* start MATERIAL SUPPLIED *
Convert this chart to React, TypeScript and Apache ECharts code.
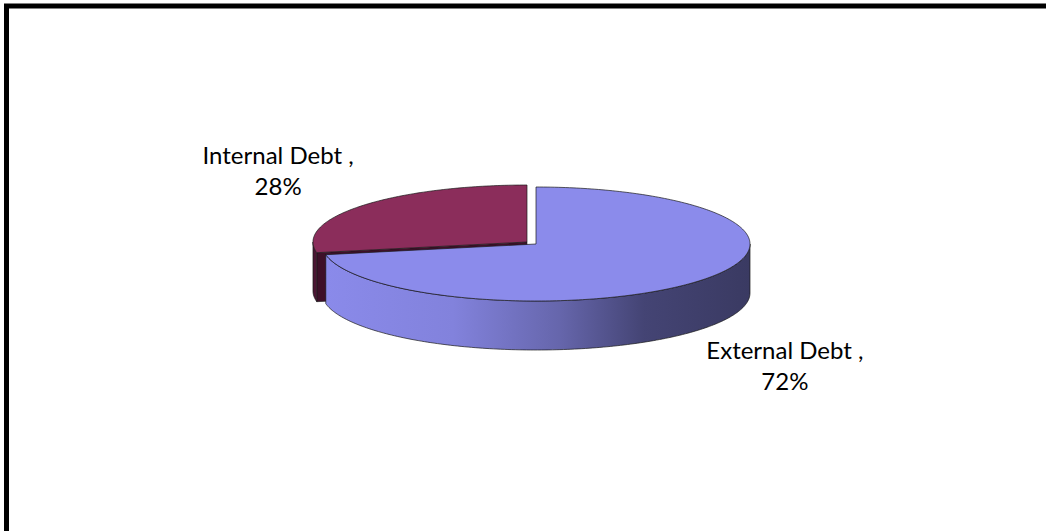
import React, { useEffect, useRef } from 'react';
import * as echarts from 'echarts';

const categories = ['External Debt', 'Internal Debt'];
const shares = [72, 28];

export default function App() {
  const ref = useRef<HTMLDivElement>(null);
  useEffect(() => {
    const chart = echarts.init(ref.current!, null, { renderer: 'svg' });
    const total = shares.reduce((a, b) => a + b, 0);
    const CX = 536, CY = 244, RX = 214, RY = 57, H = 49;
    const LRX = 323, LRY = 113;
    const topColors = ['#8B8BEB', '#8B2D5B'];
    const sideColors: any[] = [
      {
        type: 'linear', x: 0, y: 0, x2: 1, y2: 0,
        colorStops: [
          { offset: 0, color: '#8A8AEA' },
          { offset: 0.3, color: '#8282DC' },
          { offset: 0.55, color: '#6666AC' },
          { offset: 0.75, color: '#444474' },
          { offset: 1, color: '#3A3A62' },
        ],
      },
      '#4B1633',
    ];
    const faceColors = ['#3A3A62', '#3E1029'];

    chart.setOption({
      animation: false,
      graphic: [
        {
          type: 'rect',
          silent: true,
          shape: { x: 6.5, y: 6, width: 1200, height: 700 },
          style: { fill: 'none', stroke: '#000', lineWidth: 5 },
        },
      ],
      series: [
        {
          type: 'custom',
          coordinateSystem: 'none',
          data: categories.map((c, i) => ({ name: c, value: shares[i] })),
          renderItem: (params: any, api: any) => {
            const i = params.dataIndex;
            const v = api.value(0);
            let start = 0;
            for (let j = 0; j < i; j++) start += shares[j];
            const a0 = (start / total) * Math.PI * 2;
            const a1 = ((start + v) / total) * Math.PI * 2;
            const mid = (a0 + a1) / 2;
            const ex = i === 1 ? 11.7 : 0;
            const cx = CX + ex * Math.sin(mid);
            const cy = CY - ex * Math.cos(mid) * (RY / RX);
            const pt = (t: number, dy = 0) => [cx + RX * Math.sin(t), cy - RY * Math.cos(t) + dy];
            const sample = (s: number, e: number, dy = 0) => {
              const n = Math.max(2, Math.ceil((e - s) / (Math.PI / 180)));
              const out: number[][] = [];
              for (let k = 0; k <= n; k++) out.push(pt(s + ((e - s) * k) / n, dy));
              return out;
            };
            const base = i === 0 ? 10 : 0;
            const children: any[] = [];
            const faceVis = (ang: number) => Math.cos(ang) < -1e-6;
            const addFace = (ang: number) => {
              const p = pt(ang);
              children.push({
                type: 'polygon',
                z2: base + 1,
                shape: { points: [[cx, cy], p, [p[0], p[1] + H], [cx, cy + H]] },
                style: { fill: faceColors[i], stroke: '#1a1a1a', lineWidth: 0.6 },
              });
            };
            if (faceVis(a0 - Math.PI / 2)) addFace(a0);
            if (faceVis(a1 + Math.PI / 2)) addFace(a1);
            const s = Math.max(a0, Math.PI / 2);
            const e = Math.min(a1, (Math.PI * 3) / 2);
            if (s < e) {
              const topArc = sample(s, e);
              const botArc = sample(s, e, H).reverse();
              children.push({
                type: 'polygon',
                z2: base + 2,
                shape: { points: topArc.concat(botArc) },
                style: { fill: sideColors[i], stroke: '#1a1a1a', lineWidth: 0.7 },
              });
            }
            children.push({
              type: 'polygon',
              z2: base + 3,
              shape: { points: [[cx, cy]].concat(sample(a0, a1)) },
              style: { fill: topColors[i], stroke: '#1a1a1a', lineWidth: 0.7 },
            });
            const front = Math.cos(mid) < 0 ? H : 0;
            const lx = cx + LRX * Math.sin(mid);
            const ly = cy - LRY * Math.cos(mid) + front;
            const pct = Math.round((v / total) * 100);
            children.push({
              type: 'text',
              z2: base + 4,
              x: lx,
              y: ly,
              style: {
                text: `${categories[i]} ,\n${pct}%`,
                align: 'center',
                verticalAlign: 'middle',
                font: '24px Lato',
                lineHeight: 31,
                fill: '#000',
              },
            });
            return { type: 'group', children };
          },
        },
      ],
    });
    return () => chart.dispose();
  }, []);
  return (
    <div
      ref={ref}
      style={{ position: 'fixed', left: 0, top: 0, width: 1046, height: 531, background: '#fff' }}
    />
  );
}
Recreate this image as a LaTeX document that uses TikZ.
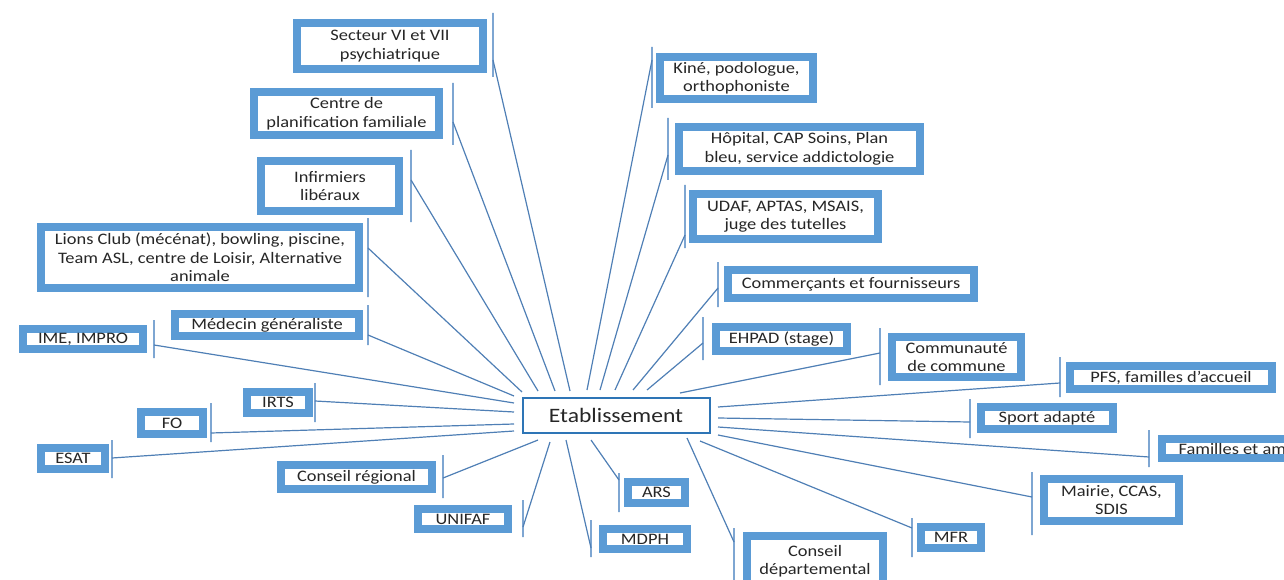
* end MATERIAL SUPPLIED *
AIM:
Copy out each line exactly, without the pictures.

SOLVED EXERCISE:
Convert this chart to React, TypeScript and Apache ECharts code.
import React, { useEffect, useRef } from 'react';
import * as echarts from 'echarts';

const categories = ['External Debt', 'Internal Debt'];
const shares = [72, 28];

export default function App() {
  const ref = useRef<HTMLDivElement>(null);
  useEffect(() => {
    const chart = echarts.init(ref.current!, null, { renderer: 'svg' });
    const total = shares.reduce((a, b) => a + b, 0);
    const CX = 536, CY = 244, RX = 214, RY = 57, H = 49;
    const LRX = 323, LRY = 113;
    const topColors = ['#8B8BEB', '#8B2D5B'];
    const sideColors: any[] = [
      {
        type: 'linear', x: 0, y: 0, x2: 1, y2: 0,
        colorStops: [
          { offset: 0, color: '#8A8AEA' },
          { offset: 0.3, color: '#8282DC' },
          { offset: 0.55, color: '#6666AC' },
          { offset: 0.75, color: '#444474' },
          { offset: 1, color: '#3A3A62' },
        ],
      },
      '#4B1633',
    ];
    const faceColors = ['#3A3A62', '#3E1029'];

    chart.setOption({
      animation: false,
      graphic: [
        {
          type: 'rect',
          silent: true,
          shape: { x: 6.5, y: 6, width: 1200, height: 700 },
          style: { fill: 'none', stroke: '#000', lineWidth: 5 },
        },
      ],
      series: [
        {
          type: 'custom',
          coordinateSystem: 'none',
          data: categories.map((c, i) => ({ name: c, value: shares[i] })),
          renderItem: (params: any, api: any) => {
            const i = params.dataIndex;
            const v = api.value(0);
            let start = 0;
            for (let j = 0; j < i; j++) start += shares[j];
            const a0 = (start / total) * Math.PI * 2;
            const a1 = ((start + v) / total) * Math.PI * 2;
            const mid = (a0 + a1) / 2;
            const ex = i === 1 ? 11.7 : 0;
            const cx = CX + ex * Math.sin(mid);
            const cy = CY - ex * Math.cos(mid) * (RY / RX);
            const pt = (t: number, dy = 0) => [cx + RX * Math.sin(t), cy - RY * Math.cos(t) + dy];
            const sample = (s: number, e: number, dy = 0) => {
              const n = Math.max(2, Math.ceil((e - s) / (Math.PI / 180)));
              const out: number[][] = [];
              for (let k = 0; k <= n; k++) out.push(pt(s + ((e - s) * k) / n, dy));
              return out;
            };
            const base = i === 0 ? 10 : 0;
            const children: any[] = [];
            const faceVis = (ang: number) => Math.cos(ang) < -1e-6;
            const addFace = (ang: number) => {
              const p = pt(ang);
              children.push({
                type: 'polygon',
                z2: base + 1,
                shape: { points: [[cx, cy], p, [p[0], p[1] + H], [cx, cy + H]] },
                style: { fill: faceColors[i], stroke: '#1a1a1a', lineWidth: 0.6 },
              });
            };
            if (faceVis(a0 - Math.PI / 2)) addFace(a0);
            if (faceVis(a1 + Math.PI / 2)) addFace(a1);
            const s = Math.max(a0, Math.PI / 2);
            const e = Math.min(a1, (Math.PI * 3) / 2);
            if (s < e) {
              const topArc = sample(s, e);
              const botArc = sample(s, e, H).reverse();
              children.push({
                type: 'polygon',
                z2: base + 2,
                shape: { points: topArc.concat(botArc) },
                style: { fill: sideColors[i], stroke: '#1a1a1a', lineWidth: 0.7 },
              });
            }
            children.push({
              type: 'polygon',
              z2: base + 3,
              shape: { points: [[cx, cy]].concat(sample(a0, a1)) },
              style: { fill: topColors[i], stroke: '#1a1a1a', lineWidth: 0.7 },
            });
            const front = Math.cos(mid) < 0 ? H : 0;
            const lx = cx + LRX * Math.sin(mid);
            const ly = cy - LRY * Math.cos(mid) + front;
            const pct = Math.round((v / total) * 100);
            children.push({
              type: 'text',
              z2: base + 4,
              x: lx,
              y: ly,
              style: {
                text: `${categories[i]} ,\n${pct}%`,
                align: 'center',
                verticalAlign: 'middle',
                font: '24px Lato',
                lineHeight: 31,
                fill: '#000',
              },
            });
            return { type: 'group', children };
          },
        },
      ],
    });
    return () => chart.dispose();
  }, []);
  return (
    <div
      ref={ref}
      style={{ position: 'fixed', left: 0, top: 0, width: 1046, height: 531, background: '#fff' }}
    />
  );
}
Recreate this image as a LaTeX document that uses TikZ.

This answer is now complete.